Isolde targets the market for gene-based diagnosis, having Siiquent sell consumables instead of test instruments. Siiquent provides consumables such as biological and chemical compounds and test kits, and offers them at a price less than the fixed reimbursements labs and hospitals received. This aligns with their revenue model of selling shavers and making money on the blades. Their free customer service also adds to the revenue model, allowing them to generate more business.
Emanuel targets the market on genomic devices with Teomik. They are able to focus their revenue model on these high-priced machines because institutions such as Max Planck Institutes didn’t balk at the high instrument prices. In other words, Teomik has a niche customer segment that is willing to pay a high price for machinery.
The pro of imposing a single revenue model is that it allows the two sub organizations to be aligned with upper leadership. It provides a more streamlined process for creating goals and targets to hit.

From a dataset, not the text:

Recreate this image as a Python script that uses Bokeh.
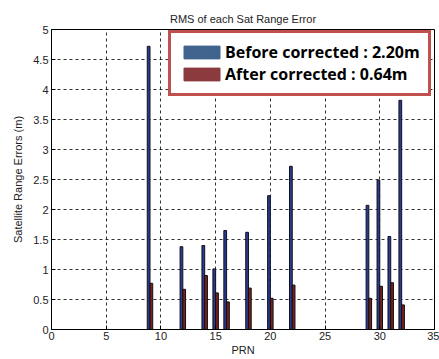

On the other hand, it can limit the potential of either company.
By letting the company continue in its flexible way, we are allowing it to be able to continue a tried and true method of generating revenue. The company knows what works best for itself, and merging two companies’ revenue models together can be tough because each company is targeting a slightly different field. However, the peril of this is that it can struggle to align on goals towards the end and struggle to work together cohesively.
A discussion to ensure a fair merging process involves listening to both sides and having a discussion on any changes that need to be made to the model that ensures both parties are heard. Perhaps if it were one revenue model, we can tweak it to make sure that both sides continue to be successful. Or if it were two separate, flexible models, we can find a way to have the companies align with each other.